The Las Vegas-based modern rock group brought the thunder for a packed house of 12,000 at Intrust Bank Arena on Monday night.
There were probably as many families at Intrust Bank Arena as there were 20-somethings.
Imagine Dragons has been touring as part of its Evolve World Tour for 10 straight months and clearly had almost every element of the performance fine-tuned and polished many shows ago.
From the beginning, the show was a sensory experience — with multicolored LED lights often flashing from the stage. That, in addition to smoke effects, pyrotechnics and confetti cannons periodically shooting out over the crowd, made for a very stimulating concert.
The band, which has churned out a series of mega-hits for the better part of the last decade, delivered an electrifying performance Monday night.
Its frontman, Dan Reynolds, quickly acknowledged the crowd near the start of the show.
Reynolds, who is a Mormon, referenced the time he had spent as an LDS missionary in Phillipsburg, Kan., and small towns in Nebraska.

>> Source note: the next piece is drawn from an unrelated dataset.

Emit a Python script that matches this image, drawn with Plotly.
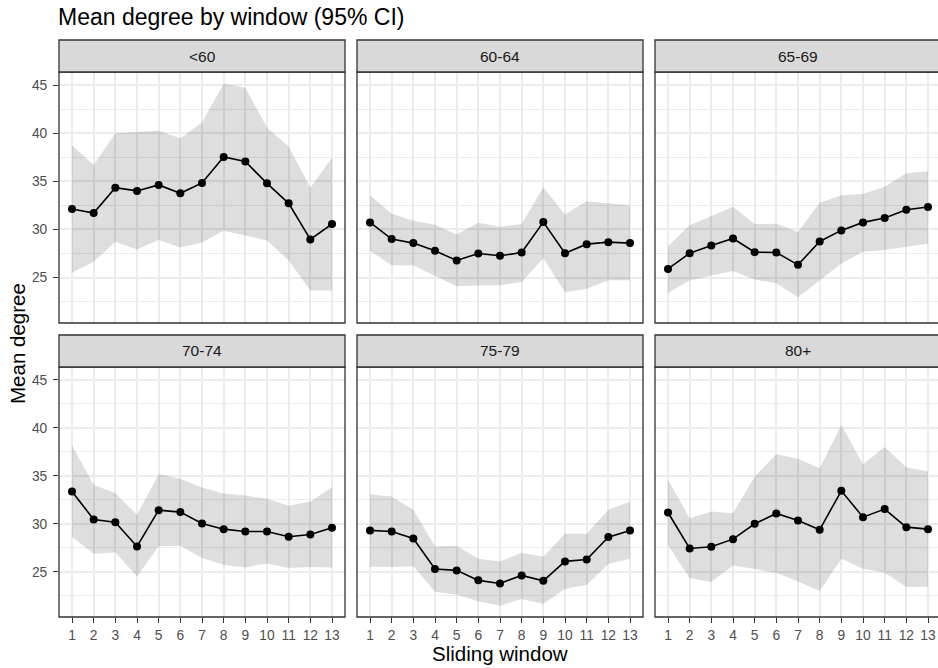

“I love the people of Kansas,” he told the crowd. “Wichita — this is a small town that’s big, but it has a small-town feeling to me, and I treasure that.
“There’s a lot that I love about the Midwest.”
Reynolds was pristine and energetic as a vocalist, consistently belting soaring anthem after soaring anthem.
It was an arena rock show if there ever was one — Reynolds himself performed sans shirt for the entirety of the concert.
The band played nearly its entire catalog of hit singles, then retreated to an acoustic B-stage at the rear of the arena for three songs — a nice treat for audience members in the cheap seats.
Near the end of the set, Reynolds descended from the acoustic stage and worked his way through the crowd, posing for photos and giving a young fan a hug (all midsong, mind you). At one point, he climbed on top of the loge box sets to belt the chorus of “I Bet My Life.”
Reynolds, who has made headlines lately for his LGBTQ advocacy, made a plea toward the end of the show against the “stigmatization ... in our society about depression and anxiety,” encouraging people to talk about their struggles.
“There is a light ahead — it gets better,” he told the crowd. “Your life is always worth living.”